Thursday, 6 March 2014

A hug to my younger self

The other day I have been looking through my old diaries from the early 1990s, which my Mum rescued and brought to me. I was looking for the entries related to meeting my husband-to-be. What I found, somehow has shaken and startled me, as I came across some earlier writings, which brought back some painful memories.
This was before I met my future husband and related to someone my heart was aching for.
In these twenty-odd years a lot has happened: my romance, marriage, move to the States and back, birth of my sons, death of my Dad, depression, joys and tragedies... in one word, life happened.
Reading my old dairy almost dismayed me, I forgot how passionate I used to be.

"My love to you is the focus of all my life, you're the flame which burns from inside, which melts the lead, and at the same time (it) is the divine light which gives life. You are two elements: life and death, heavenly purity and the abyss. I either fly high into the air, soaring above the human accumulation of the everyday banality, or fall into the abyss, dropping all the way down, and there is nothing to hold onto, and this fall is eternal. And  as cruel as your silence.
But I accept it as a fact. Even earlier you disappeared for long periods of time, but before I took it easier, while now I worship you and accept your cruelty as the manifestation of the superior will. Through humiliation and broken pride, everyday slaps of the empty post box, to the grander purity of feelings and inner burning. Or is it not so?"

Reading that, I feel like screaming: no, it isn't, what are you talking about, girl?! No man is worth worshiping. The reference to the "superior will" makes my hackles rise in indignation.

Little did I know then that a boy I was so much pining about, wasn't the one for me. He was a drifter then, he needed a strong steady mature woman with her feet firmly on the ground to keep him and turn him into a family man. I wasn't that woman. I was a jittery creature, highly strung, too sensitive and naive. As a friend of my parents used to call me, "a girl (made) of porcelain" because he could sense my vulnerability. I am now almost as old as my Mum at that time. Hopefully wiser and more sensible with age.
Reading those lines makes my heart go to her, that tormented girl. I wish I could give her a hug and tell her: You just wait! Very soon you will meet your husband-to-be. Your world will change. You will never forget your old flame, but your feelings will first lose their edge, then change into an understanding, later become a distant memory, something you will cherish but will be able to smile about.

 When you look back, do you wish you could give a hug to your younger self?

I am still not sure whether I should have written this very personal post, but for the time being it is here.
Being very nosey curious, I would love to know if sometimes you'd like to give a hug to your younger self? Tagging my friends Cheryl, Leta, Jo, Sarah, AlisonJaime and Sonya.

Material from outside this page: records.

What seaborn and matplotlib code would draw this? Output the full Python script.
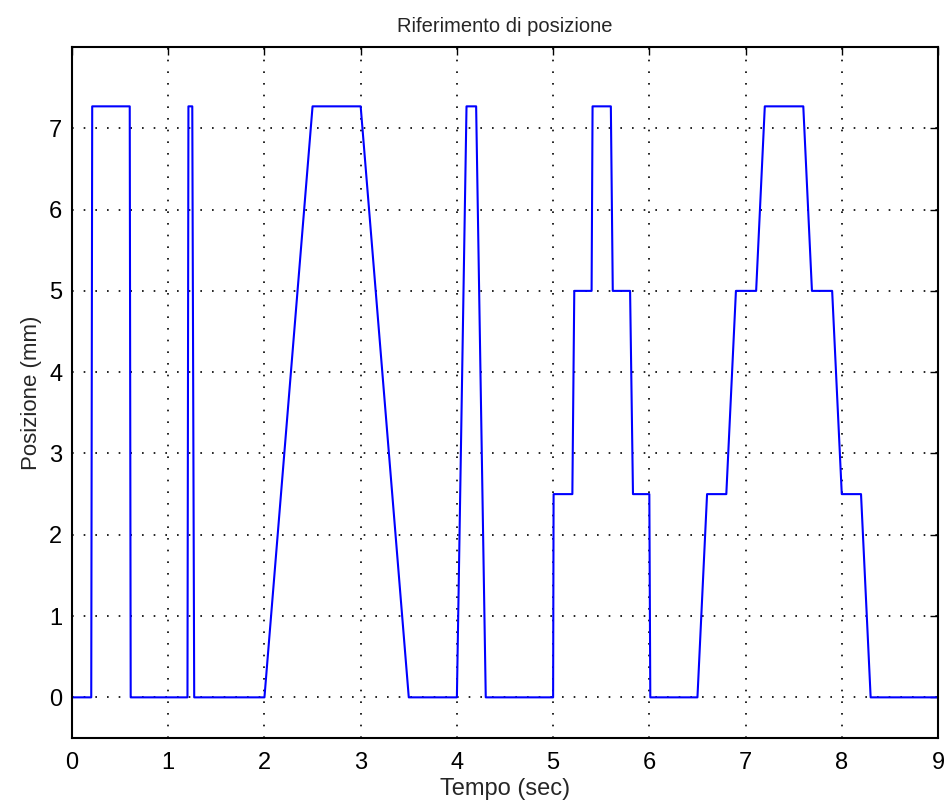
import matplotlib
matplotlib.use("Agg")
import matplotlib.pyplot as plt
import seaborn as sns
import pandas as pd

# Data
H = 7.27
tempo = [0, 0.2, 0.21, 0.6, 0.61, 1.2, 1.21, 1.25, 1.27, 2.0, 2.5, 3.0, 3.5,
         4.0, 4.1, 4.2, 4.3, 5.0, 5.005, 5.2, 5.22, 5.4, 5.41, 5.6, 5.62,
         5.8, 5.83, 6.0, 6.01, 6.5, 6.6, 6.8, 6.9, 7.11, 7.2, 7.6, 7.69,
         7.9, 8.0, 8.2, 8.3, 9.0]
posizione = [0, 0, H, H, 0, 0, H, H, 0, 0, H, H, 0,
             0, H, H, 0, 0, 2.5, 2.5, 5, 5, H, H, 5,
             5, 2.5, 2.5, 0, 0, 2.5, 2.5, 5, 5, H, H, 5,
             5, 2.5, 2.5, 0, 0]
x_ticks = list(range(0, 10))
y_ticks = list(range(0, 8))

sns.set_style("white")
plt.rcParams['font.family'] = ['Liberation Sans', 'DejaVu Sans']

df = pd.DataFrame({"Tempo": tempo, "Posizione": posizione})

fig = plt.figure(figsize=(9.49, 8.07), dpi=100)
ax = fig.add_axes([72/949, 1-738/807, (938-72)/949, (738-47)/807])

sns.lineplot(data=df, x="Tempo", y="Posizione", sort=False, estimator=None,
             color=(0, 0, 1), linewidth=1.5, ax=ax)

ax.set_xlim(0, 9)
ax.set_ylim(-0.5, 8)
ax.set_xticks(x_ticks)
ax.set_yticks(y_ticks)
ax.grid(True, color="black", linestyle=(0, (1, 6)), linewidth=1.2)
ax.tick_params(axis="both", which="both", direction="in", length=6, width=1,
               top=True, right=True, labelsize=17, colors="black", pad=7)
ax.tick_params(axis="x", pad=10)
for s in ax.spines.values():
    s.set_color("black")
    s.set_linewidth(1.5)
    s.set_visible(True)

ax.set_xlabel("Tempo (sec)", fontsize=17, labelpad=3)
ax.set_ylabel("Posizione (mm)", fontsize=16, labelpad=5)
ax.set_title("Riferimento di posizione", fontsize=14.5, pad=11)

fig.savefig("out.png", dpi=100)
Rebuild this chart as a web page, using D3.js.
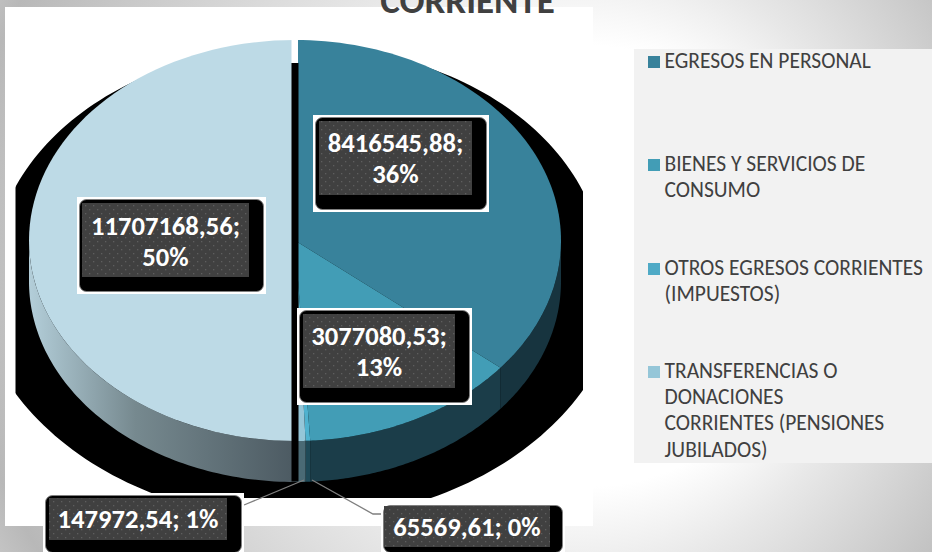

  1. Aww this is so poignant, full of teenage despair and then the move towards happiness. I read old poetry of mine and see the angst about the one true love and now I am with that person, how foolish I was to have put that much energy into longing for somebody who clearly was not 'the one'. If we could see into the future only the good things, though, I still thing that angst we felt then would burden us. I think its part of growing up. I am glad you wrote this post, I am not ready to do that at the moment, but glad you tagged me. My teen years were fraught with Mum issues and as she just died I am struggling with them, in some ways maybe I need a hug now from my older self.

    1. Aww Jo, thank you for your lovely comment! I appreciate that you're not ready to write anything of this kind right now. If I could stretch my arms all the way to you now, I would give you a big hug, pass the tissues and offer lots of tea and cake.

  2. I too have some teenage diaries knocking about somewhere, full of similar declarations of love for unsuitable boys! In terms of giving a hug to my younger self, I actually can in many ways- my daughter is seventeen, and loves boys in bands in much the same way I did- so I can try and pass on advice- not that she will be listening! Some lessons you have to learn yourself perhaps! This is a lovely post, thank you for tagging me- I shall give it some thought and attempt to have something in response next week xx

    1. Thank you Sonya! Would love to read your post, if you have a chance to do it.